[Source code of charts]
++++
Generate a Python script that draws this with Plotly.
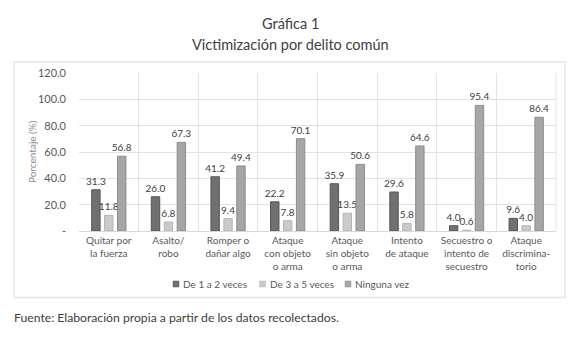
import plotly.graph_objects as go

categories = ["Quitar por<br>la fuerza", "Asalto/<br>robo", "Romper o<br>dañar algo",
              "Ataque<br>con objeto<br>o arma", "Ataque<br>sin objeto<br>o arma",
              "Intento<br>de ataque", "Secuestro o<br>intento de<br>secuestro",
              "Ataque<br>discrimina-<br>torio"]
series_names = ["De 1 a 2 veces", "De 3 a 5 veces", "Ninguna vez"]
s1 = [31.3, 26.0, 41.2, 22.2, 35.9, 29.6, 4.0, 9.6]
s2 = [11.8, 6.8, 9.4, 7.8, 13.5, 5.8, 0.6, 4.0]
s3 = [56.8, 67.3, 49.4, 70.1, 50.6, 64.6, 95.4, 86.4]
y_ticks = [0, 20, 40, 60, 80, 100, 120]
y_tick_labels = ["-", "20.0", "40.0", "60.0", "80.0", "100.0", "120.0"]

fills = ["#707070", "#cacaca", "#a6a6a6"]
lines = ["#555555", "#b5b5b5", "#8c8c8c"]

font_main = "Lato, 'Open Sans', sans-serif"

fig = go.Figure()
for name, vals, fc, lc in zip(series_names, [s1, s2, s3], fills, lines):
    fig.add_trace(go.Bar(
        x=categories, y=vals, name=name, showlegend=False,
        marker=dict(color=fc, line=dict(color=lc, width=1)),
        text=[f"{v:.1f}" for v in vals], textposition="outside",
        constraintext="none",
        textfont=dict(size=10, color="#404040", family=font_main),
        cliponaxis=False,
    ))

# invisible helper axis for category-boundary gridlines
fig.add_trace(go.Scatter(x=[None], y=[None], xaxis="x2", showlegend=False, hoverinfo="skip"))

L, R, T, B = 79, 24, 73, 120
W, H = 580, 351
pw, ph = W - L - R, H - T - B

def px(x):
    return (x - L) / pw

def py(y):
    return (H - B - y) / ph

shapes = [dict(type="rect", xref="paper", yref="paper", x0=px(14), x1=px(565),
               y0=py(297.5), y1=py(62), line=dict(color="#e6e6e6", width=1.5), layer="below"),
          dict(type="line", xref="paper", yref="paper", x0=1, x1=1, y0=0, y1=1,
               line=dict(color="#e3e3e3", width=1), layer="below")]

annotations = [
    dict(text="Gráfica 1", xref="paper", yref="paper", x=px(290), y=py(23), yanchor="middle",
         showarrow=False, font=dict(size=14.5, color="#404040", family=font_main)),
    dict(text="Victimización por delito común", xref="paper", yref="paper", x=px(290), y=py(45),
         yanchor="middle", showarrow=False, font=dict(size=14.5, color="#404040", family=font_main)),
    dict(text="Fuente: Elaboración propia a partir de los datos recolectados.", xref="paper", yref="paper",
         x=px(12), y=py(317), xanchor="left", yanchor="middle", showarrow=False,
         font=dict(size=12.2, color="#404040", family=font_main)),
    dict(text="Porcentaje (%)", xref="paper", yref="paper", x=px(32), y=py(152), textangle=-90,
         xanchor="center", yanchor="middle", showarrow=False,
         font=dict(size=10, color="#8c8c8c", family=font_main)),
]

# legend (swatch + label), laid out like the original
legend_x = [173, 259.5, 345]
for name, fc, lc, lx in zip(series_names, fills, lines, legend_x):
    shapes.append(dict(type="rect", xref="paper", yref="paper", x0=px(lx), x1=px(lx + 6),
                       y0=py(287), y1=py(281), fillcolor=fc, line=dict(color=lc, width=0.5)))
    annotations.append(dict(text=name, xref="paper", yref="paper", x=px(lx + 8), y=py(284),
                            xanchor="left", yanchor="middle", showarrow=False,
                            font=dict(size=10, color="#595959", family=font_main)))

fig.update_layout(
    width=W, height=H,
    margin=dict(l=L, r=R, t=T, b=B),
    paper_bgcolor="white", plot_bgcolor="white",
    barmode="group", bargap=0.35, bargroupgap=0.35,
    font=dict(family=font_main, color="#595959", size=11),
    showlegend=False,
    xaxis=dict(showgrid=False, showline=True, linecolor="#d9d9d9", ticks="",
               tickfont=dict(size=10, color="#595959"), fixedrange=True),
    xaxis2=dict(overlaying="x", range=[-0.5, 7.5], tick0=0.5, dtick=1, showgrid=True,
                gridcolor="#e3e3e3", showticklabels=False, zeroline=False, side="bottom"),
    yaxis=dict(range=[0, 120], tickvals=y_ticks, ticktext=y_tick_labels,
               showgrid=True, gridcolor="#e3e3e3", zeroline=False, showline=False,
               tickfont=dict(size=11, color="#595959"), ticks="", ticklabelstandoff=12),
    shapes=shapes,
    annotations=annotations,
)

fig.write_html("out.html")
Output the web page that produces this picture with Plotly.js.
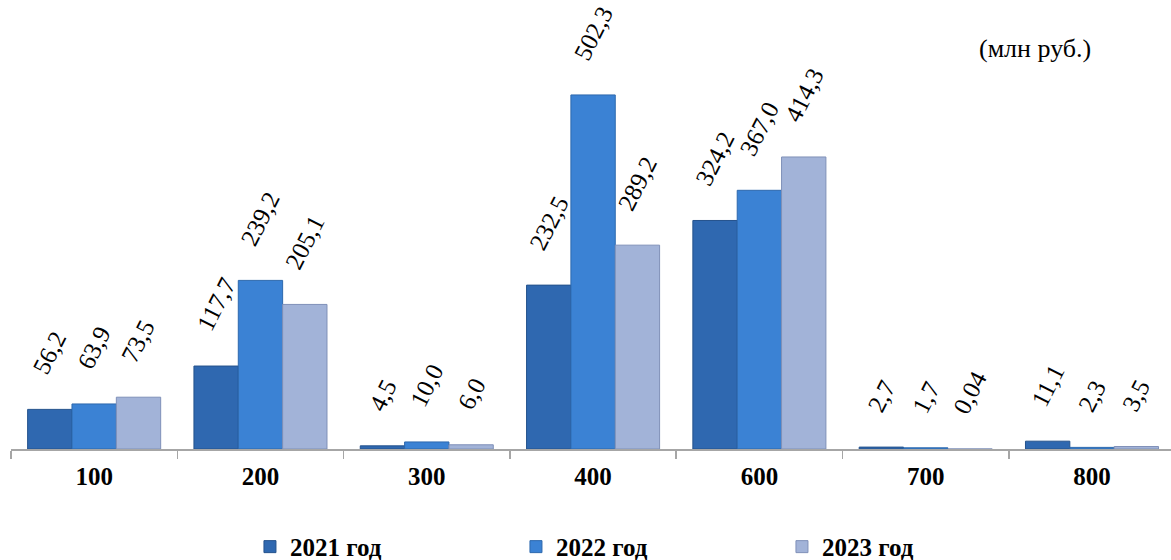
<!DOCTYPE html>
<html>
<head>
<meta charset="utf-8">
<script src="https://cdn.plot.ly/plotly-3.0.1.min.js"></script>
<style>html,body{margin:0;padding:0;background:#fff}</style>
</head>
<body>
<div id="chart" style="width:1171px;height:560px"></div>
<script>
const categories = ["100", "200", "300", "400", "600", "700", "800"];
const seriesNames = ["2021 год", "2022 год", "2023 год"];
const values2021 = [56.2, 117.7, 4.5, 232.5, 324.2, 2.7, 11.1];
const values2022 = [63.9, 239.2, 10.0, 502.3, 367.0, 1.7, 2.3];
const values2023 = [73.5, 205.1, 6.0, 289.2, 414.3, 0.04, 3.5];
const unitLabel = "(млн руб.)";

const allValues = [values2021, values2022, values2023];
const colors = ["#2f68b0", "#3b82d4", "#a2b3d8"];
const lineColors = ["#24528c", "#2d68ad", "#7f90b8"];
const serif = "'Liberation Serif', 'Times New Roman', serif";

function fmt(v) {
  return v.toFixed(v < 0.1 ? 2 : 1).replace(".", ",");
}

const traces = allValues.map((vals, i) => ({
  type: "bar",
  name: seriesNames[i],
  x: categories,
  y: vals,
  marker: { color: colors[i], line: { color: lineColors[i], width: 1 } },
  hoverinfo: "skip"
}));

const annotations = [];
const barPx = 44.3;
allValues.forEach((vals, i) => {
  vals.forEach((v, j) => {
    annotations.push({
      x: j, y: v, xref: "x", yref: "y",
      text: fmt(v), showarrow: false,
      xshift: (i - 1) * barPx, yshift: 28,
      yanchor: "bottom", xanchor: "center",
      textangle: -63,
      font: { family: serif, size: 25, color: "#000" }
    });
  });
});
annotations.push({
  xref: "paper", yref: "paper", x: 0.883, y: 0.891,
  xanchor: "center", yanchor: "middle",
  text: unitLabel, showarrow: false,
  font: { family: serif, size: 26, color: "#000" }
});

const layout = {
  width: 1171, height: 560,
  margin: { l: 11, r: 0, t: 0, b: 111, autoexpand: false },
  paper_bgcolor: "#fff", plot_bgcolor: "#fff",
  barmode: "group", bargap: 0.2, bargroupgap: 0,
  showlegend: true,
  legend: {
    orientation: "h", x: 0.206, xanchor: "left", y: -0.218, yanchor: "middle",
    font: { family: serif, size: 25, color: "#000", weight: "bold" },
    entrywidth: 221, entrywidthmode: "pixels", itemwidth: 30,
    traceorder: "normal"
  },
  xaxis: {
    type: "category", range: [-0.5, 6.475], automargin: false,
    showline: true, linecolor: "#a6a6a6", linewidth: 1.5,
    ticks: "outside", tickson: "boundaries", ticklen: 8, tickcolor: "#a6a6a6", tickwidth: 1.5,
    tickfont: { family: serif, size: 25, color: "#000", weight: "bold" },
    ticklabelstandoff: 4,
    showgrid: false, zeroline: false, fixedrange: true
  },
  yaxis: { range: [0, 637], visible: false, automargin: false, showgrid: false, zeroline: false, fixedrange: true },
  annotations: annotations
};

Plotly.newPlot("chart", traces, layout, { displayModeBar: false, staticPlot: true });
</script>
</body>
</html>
++++
What needs to be done: Set down the material above as is, without any pictures.

Solution to this task:
Generate a Python script that draws this with Plotly.
import plotly.graph_objects as go

categories = ["Quitar por<br>la fuerza", "Asalto/<br>robo", "Romper o<br>dañar algo",
              "Ataque<br>con objeto<br>o arma", "Ataque<br>sin objeto<br>o arma",
              "Intento<br>de ataque", "Secuestro o<br>intento de<br>secuestro",
              "Ataque<br>discrimina-<br>torio"]
series_names = ["De 1 a 2 veces", "De 3 a 5 veces", "Ninguna vez"]
s1 = [31.3, 26.0, 41.2, 22.2, 35.9, 29.6, 4.0, 9.6]
s2 = [11.8, 6.8, 9.4, 7.8, 13.5, 5.8, 0.6, 4.0]
s3 = [56.8, 67.3, 49.4, 70.1, 50.6, 64.6, 95.4, 86.4]
y_ticks = [0, 20, 40, 60, 80, 100, 120]
y_tick_labels = ["-", "20.0", "40.0", "60.0", "80.0", "100.0", "120.0"]

fills = ["#707070", "#cacaca", "#a6a6a6"]
lines = ["#555555", "#b5b5b5", "#8c8c8c"]

font_main = "Lato, 'Open Sans', sans-serif"

fig = go.Figure()
for name, vals, fc, lc in zip(series_names, [s1, s2, s3], fills, lines):
    fig.add_trace(go.Bar(
        x=categories, y=vals, name=name, showlegend=False,
        marker=dict(color=fc, line=dict(color=lc, width=1)),
        text=[f"{v:.1f}" for v in vals], textposition="outside",
        constraintext="none",
        textfont=dict(size=10, color="#404040", family=font_main),
        cliponaxis=False,
    ))

# invisible helper axis for category-boundary gridlines
fig.add_trace(go.Scatter(x=[None], y=[None], xaxis="x2", showlegend=False, hoverinfo="skip"))

L, R, T, B = 79, 24, 73, 120
W, H = 580, 351
pw, ph = W - L - R, H - T - B

def px(x):
    return (x - L) / pw

def py(y):
    return (H - B - y) / ph

shapes = [dict(type="rect", xref="paper", yref="paper", x0=px(14), x1=px(565),
               y0=py(297.5), y1=py(62), line=dict(color="#e6e6e6", width=1.5), layer="below"),
          dict(type="line", xref="paper", yref="paper", x0=1, x1=1, y0=0, y1=1,
               line=dict(color="#e3e3e3", width=1), layer="below")]

annotations = [
    dict(text="Gráfica 1", xref="paper", yref="paper", x=px(290), y=py(23), yanchor="middle",
         showarrow=False, font=dict(size=14.5, color="#404040", family=font_main)),
    dict(text="Victimización por delito común", xref="paper", yref="paper", x=px(290), y=py(45),
         yanchor="middle", showarrow=False, font=dict(size=14.5, color="#404040", family=font_main)),
    dict(text="Fuente: Elaboración propia a partir de los datos recolectados.", xref="paper", yref="paper",
         x=px(12), y=py(317), xanchor="left", yanchor="middle", showarrow=False,
         font=dict(size=12.2, color="#404040", family=font_main)),
    dict(text="Porcentaje (%)", xref="paper", yref="paper", x=px(32), y=py(152), textangle=-90,
         xanchor="center", yanchor="middle", showarrow=False,
         font=dict(size=10, color="#8c8c8c", family=font_main)),
]

# legend (swatch + label), laid out like the original
legend_x = [173, 259.5, 345]
for name, fc, lc, lx in zip(series_names, fills, lines, legend_x):
    shapes.append(dict(type="rect", xref="paper", yref="paper", x0=px(lx), x1=px(lx + 6),
                       y0=py(287), y1=py(281), fillcolor=fc, line=dict(color=lc, width=0.5)))
    annotations.append(dict(text=name, xref="paper", yref="paper", x=px(lx + 8), y=py(284),
                            xanchor="left", yanchor="middle", showarrow=False,
                            font=dict(size=10, color="#595959", family=font_main)))

fig.update_layout(
    width=W, height=H,
    margin=dict(l=L, r=R, t=T, b=B),
    paper_bgcolor="white", plot_bgcolor="white",
    barmode="group", bargap=0.35, bargroupgap=0.35,
    font=dict(family=font_main, color="#595959", size=11),
    showlegend=False,
    xaxis=dict(showgrid=False, showline=True, linecolor="#d9d9d9", ticks="",
               tickfont=dict(size=10, color="#595959"), fixedrange=True),
    xaxis2=dict(overlaying="x", range=[-0.5, 7.5], tick0=0.5, dtick=1, showgrid=True,
                gridcolor="#e3e3e3", showticklabels=False, zeroline=False, side="bottom"),
    yaxis=dict(range=[0, 120], tickvals=y_ticks, ticktext=y_tick_labels,
               showgrid=True, gridcolor="#e3e3e3", zeroline=False, showline=False,
               tickfont=dict(size=11, color="#595959"), ticks="", ticklabelstandoff=12),
    shapes=shapes,
    annotations=annotations,
)

fig.write_html("out.html")
Output the web page that produces this picture with Plotly.js.
<!DOCTYPE html>
<html>
<head>
<meta charset="utf-8">
<script src="https://cdn.plot.ly/plotly-3.0.1.min.js"></script>
<style>html,body{margin:0;padding:0;background:#fff}</style>
</head>
<body>
<div id="chart" style="width:1171px;height:560px"></div>
<script>
const categories = ["100", "200", "300", "400", "600", "700", "800"];
const seriesNames = ["2021 год", "2022 год", "2023 год"];
const values2021 = [56.2, 117.7, 4.5, 232.5, 324.2, 2.7, 11.1];
const values2022 = [63.9, 239.2, 10.0, 502.3, 367.0, 1.7, 2.3];
const values2023 = [73.5, 205.1, 6.0, 289.2, 414.3, 0.04, 3.5];
const unitLabel = "(млн руб.)";

const allValues = [values2021, values2022, values2023];
const colors = ["#2f68b0", "#3b82d4", "#a2b3d8"];
const lineColors = ["#24528c", "#2d68ad", "#7f90b8"];
const serif = "'Liberation Serif', 'Times New Roman', serif";

function fmt(v) {
  return v.toFixed(v < 0.1 ? 2 : 1).replace(".", ",");
}

const traces = allValues.map((vals, i) => ({
  type: "bar",
  name: seriesNames[i],
  x: categories,
  y: vals,
  marker: { color: colors[i], line: { color: lineColors[i], width: 1 } },
  hoverinfo: "skip"
}));

const annotations = [];
const barPx = 44.3;
allValues.forEach((vals, i) => {
  vals.forEach((v, j) => {
    annotations.push({
      x: j, y: v, xref: "x", yref: "y",
      text: fmt(v), showarrow: false,
      xshift: (i - 1) * barPx, yshift: 28,
      yanchor: "bottom", xanchor: "center",
      textangle: -63,
      font: { family: serif, size: 25, color: "#000" }
    });
  });
});
annotations.push({
  xref: "paper", yref: "paper", x: 0.883, y: 0.891,
  xanchor: "center", yanchor: "middle",
  text: unitLabel, showarrow: false,
  font: { family: serif, size: 26, color: "#000" }
});

const layout = {
  width: 1171, height: 560,
  margin: { l: 11, r: 0, t: 0, b: 111, autoexpand: false },
  paper_bgcolor: "#fff", plot_bgcolor: "#fff",
  barmode: "group", bargap: 0.2, bargroupgap: 0,
  showlegend: true,
  legend: {
    orientation: "h", x: 0.206, xanchor: "left", y: -0.218, yanchor: "middle",
    font: { family: serif, size: 25, color: "#000", weight: "bold" },
    entrywidth: 221, entrywidthmode: "pixels", itemwidth: 30,
    traceorder: "normal"
  },
  xaxis: {
    type: "category", range: [-0.5, 6.475], automargin: false,
    showline: true, linecolor: "#a6a6a6", linewidth: 1.5,
    ticks: "outside", tickson: "boundaries", ticklen: 8, tickcolor: "#a6a6a6", tickwidth: 1.5,
    tickfont: { family: serif, size: 25, color: "#000", weight: "bold" },
    ticklabelstandoff: 4,
    showgrid: false, zeroline: false, fixedrange: true
  },
  yaxis: { range: [0, 637], visible: false, automargin: false, showgrid: false, zeroline: false, fixedrange: true },
  annotations: annotations
};

Plotly.newPlot("chart", traces, layout, { displayModeBar: false, staticPlot: true });
</script>
</body>
</html>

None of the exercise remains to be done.